[begin DATASET SECTION]
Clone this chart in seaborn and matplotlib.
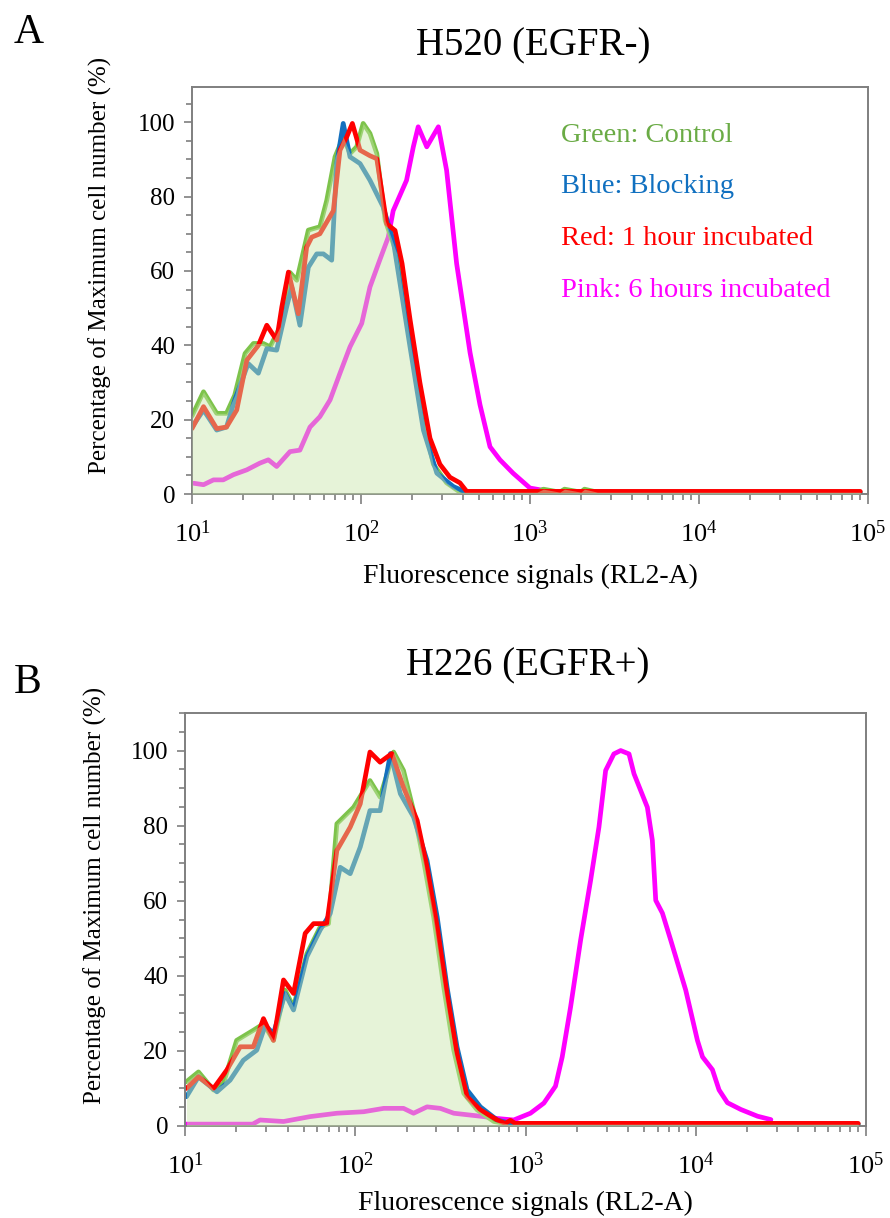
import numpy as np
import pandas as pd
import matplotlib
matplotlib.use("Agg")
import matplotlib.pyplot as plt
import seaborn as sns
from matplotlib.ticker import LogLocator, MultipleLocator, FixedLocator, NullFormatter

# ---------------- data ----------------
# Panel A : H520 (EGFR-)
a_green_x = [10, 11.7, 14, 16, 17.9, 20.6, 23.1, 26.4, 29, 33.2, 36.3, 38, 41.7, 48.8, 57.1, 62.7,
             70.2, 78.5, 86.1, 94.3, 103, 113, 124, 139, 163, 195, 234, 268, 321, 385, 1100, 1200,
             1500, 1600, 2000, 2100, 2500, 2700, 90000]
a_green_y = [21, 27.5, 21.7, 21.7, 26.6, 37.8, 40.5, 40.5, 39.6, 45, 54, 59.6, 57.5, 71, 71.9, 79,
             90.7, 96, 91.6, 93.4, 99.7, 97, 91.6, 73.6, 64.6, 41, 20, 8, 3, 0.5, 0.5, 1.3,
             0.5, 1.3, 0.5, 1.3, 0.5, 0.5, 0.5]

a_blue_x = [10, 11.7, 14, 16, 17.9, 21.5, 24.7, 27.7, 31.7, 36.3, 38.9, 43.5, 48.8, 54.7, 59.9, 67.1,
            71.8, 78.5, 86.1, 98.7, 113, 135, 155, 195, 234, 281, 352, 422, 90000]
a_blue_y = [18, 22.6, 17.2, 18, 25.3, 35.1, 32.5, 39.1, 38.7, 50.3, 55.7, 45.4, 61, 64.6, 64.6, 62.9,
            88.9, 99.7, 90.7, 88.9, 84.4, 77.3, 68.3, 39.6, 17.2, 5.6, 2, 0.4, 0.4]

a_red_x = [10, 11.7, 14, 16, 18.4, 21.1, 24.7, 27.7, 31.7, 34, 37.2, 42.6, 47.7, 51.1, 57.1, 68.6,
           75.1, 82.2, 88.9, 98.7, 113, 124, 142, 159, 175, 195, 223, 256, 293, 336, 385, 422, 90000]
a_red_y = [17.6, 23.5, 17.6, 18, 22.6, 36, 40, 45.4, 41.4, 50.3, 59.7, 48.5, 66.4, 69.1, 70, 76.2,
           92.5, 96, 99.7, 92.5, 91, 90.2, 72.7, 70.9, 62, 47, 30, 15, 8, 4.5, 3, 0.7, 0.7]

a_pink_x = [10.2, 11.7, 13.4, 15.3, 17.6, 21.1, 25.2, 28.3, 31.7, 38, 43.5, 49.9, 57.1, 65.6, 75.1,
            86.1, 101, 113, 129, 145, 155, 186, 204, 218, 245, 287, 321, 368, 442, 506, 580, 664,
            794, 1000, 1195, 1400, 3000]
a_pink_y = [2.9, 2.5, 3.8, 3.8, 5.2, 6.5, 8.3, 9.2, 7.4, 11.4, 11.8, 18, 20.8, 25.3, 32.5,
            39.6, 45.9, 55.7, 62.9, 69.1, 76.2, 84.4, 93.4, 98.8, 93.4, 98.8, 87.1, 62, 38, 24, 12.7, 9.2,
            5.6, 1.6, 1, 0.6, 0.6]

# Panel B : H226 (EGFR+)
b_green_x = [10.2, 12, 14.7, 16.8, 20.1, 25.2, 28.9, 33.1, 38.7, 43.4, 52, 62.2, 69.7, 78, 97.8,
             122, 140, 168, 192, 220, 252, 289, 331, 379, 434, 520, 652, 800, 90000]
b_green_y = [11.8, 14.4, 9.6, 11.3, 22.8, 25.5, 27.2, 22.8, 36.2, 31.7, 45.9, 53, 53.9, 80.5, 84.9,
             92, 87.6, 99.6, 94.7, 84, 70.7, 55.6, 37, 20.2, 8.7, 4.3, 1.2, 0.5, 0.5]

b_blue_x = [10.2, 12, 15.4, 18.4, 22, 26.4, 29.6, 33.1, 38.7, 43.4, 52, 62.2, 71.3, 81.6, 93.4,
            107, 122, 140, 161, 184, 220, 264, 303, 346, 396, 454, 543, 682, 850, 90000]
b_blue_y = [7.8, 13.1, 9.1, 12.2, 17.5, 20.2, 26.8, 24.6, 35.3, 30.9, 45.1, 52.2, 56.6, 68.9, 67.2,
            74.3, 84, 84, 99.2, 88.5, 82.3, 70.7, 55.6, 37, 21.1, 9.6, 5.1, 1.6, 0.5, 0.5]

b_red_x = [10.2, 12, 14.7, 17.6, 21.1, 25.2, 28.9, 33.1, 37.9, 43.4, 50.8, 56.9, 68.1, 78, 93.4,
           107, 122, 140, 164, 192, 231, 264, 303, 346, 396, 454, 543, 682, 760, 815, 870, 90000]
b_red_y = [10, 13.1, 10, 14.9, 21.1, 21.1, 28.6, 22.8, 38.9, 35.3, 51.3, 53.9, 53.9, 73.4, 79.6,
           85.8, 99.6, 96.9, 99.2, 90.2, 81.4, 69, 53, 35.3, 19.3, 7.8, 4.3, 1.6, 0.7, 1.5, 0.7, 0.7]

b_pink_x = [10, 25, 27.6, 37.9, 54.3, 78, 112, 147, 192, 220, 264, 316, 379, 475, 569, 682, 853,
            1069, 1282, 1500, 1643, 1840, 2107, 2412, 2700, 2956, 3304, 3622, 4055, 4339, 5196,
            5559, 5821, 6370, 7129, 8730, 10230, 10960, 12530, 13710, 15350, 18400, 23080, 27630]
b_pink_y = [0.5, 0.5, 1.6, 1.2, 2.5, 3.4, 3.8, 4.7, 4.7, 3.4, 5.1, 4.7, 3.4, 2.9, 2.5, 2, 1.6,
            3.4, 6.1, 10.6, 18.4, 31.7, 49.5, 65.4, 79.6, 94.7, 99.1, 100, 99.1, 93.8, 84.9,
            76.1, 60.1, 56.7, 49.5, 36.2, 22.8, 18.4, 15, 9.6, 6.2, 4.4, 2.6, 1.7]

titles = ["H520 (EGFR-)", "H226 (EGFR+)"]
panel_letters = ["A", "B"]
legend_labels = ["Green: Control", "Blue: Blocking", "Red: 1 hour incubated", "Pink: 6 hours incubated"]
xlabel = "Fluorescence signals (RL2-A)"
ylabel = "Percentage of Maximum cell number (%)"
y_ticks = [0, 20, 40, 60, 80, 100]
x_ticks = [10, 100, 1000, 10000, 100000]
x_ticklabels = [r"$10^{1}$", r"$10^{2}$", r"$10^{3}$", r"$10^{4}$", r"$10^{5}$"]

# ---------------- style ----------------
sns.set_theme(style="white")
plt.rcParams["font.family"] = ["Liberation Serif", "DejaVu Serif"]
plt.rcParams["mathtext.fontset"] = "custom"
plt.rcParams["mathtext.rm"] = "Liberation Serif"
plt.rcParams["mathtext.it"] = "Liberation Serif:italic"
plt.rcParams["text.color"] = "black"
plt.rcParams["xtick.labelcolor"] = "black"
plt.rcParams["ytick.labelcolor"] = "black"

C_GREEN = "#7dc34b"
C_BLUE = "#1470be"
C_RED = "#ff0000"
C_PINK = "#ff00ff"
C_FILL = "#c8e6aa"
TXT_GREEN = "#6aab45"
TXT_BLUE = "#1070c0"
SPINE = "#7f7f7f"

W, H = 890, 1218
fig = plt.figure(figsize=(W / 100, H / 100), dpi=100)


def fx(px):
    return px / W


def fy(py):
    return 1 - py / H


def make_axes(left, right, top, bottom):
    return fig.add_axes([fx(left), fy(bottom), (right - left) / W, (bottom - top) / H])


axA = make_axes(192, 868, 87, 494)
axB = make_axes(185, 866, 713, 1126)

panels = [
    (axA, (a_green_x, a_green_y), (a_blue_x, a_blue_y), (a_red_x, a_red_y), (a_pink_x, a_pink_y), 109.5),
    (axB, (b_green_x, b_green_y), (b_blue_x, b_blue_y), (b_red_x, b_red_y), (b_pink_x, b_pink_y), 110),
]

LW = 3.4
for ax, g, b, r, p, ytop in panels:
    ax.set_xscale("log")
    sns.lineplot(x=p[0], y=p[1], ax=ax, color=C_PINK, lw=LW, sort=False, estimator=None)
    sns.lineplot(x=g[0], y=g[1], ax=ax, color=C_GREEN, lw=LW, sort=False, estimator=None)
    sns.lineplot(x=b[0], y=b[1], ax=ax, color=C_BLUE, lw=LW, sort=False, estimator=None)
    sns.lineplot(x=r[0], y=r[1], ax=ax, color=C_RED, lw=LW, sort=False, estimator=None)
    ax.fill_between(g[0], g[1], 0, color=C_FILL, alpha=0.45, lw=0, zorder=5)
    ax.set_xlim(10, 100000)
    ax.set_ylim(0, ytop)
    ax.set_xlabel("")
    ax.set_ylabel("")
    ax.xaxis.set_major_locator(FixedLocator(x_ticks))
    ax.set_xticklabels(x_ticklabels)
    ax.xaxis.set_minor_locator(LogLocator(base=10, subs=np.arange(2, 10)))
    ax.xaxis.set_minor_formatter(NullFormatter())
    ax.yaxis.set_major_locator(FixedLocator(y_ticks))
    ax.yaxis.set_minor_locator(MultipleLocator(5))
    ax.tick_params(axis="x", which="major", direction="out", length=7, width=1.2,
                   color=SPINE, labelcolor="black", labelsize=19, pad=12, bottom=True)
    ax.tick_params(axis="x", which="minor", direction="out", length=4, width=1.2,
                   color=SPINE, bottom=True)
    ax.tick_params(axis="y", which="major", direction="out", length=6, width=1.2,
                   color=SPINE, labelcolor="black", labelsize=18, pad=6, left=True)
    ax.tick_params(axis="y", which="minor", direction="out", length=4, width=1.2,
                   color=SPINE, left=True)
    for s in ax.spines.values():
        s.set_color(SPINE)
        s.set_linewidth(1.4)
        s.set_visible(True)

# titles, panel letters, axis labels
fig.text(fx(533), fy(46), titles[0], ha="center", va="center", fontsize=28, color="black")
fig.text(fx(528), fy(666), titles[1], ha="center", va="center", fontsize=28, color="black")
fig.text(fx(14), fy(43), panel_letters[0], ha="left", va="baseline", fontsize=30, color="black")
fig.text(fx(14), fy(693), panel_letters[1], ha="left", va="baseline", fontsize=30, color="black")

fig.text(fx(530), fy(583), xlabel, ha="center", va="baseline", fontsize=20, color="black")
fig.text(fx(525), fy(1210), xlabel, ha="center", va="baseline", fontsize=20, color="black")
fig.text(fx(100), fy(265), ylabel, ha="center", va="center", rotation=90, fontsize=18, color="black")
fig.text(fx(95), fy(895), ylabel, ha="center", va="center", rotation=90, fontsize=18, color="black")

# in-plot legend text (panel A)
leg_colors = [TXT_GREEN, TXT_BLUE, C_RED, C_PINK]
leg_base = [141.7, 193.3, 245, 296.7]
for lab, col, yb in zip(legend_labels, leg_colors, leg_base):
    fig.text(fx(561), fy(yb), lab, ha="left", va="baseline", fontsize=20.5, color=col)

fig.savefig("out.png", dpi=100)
[end DATASET SECTION]
● **GIVEN REQUEST**:
Copy exactly the lines running from the beginning of the listing through the line that has "0.5, 1.3, 0.5, 1.3, 0.5, 0.5, 0.5]". Drop the pictures.

● **ANSWER TO THIS TASK**:
Clone this chart in seaborn and matplotlib.
import numpy as np
import pandas as pd
import matplotlib
matplotlib.use("Agg")
import matplotlib.pyplot as plt
import seaborn as sns
from matplotlib.ticker import LogLocator, MultipleLocator, FixedLocator, NullFormatter

# ---------------- data ----------------
# Panel A : H520 (EGFR-)
a_green_x = [10, 11.7, 14, 16, 17.9, 20.6, 23.1, 26.4, 29, 33.2, 36.3, 38, 41.7, 48.8, 57.1, 62.7,
             70.2, 78.5, 86.1, 94.3, 103, 113, 124, 139, 163, 195, 234, 268, 321, 385, 1100, 1200,
             1500, 1600, 2000, 2100, 2500, 2700, 90000]
a_green_y = [21, 27.5, 21.7, 21.7, 26.6, 37.8, 40.5, 40.5, 39.6, 45, 54, 59.6, 57.5, 71, 71.9, 79,
             90.7, 96, 91.6, 93.4, 99.7, 97, 91.6, 73.6, 64.6, 41, 20, 8, 3, 0.5, 0.5, 1.3,
             0.5, 1.3, 0.5, 1.3, 0.5, 0.5, 0.5]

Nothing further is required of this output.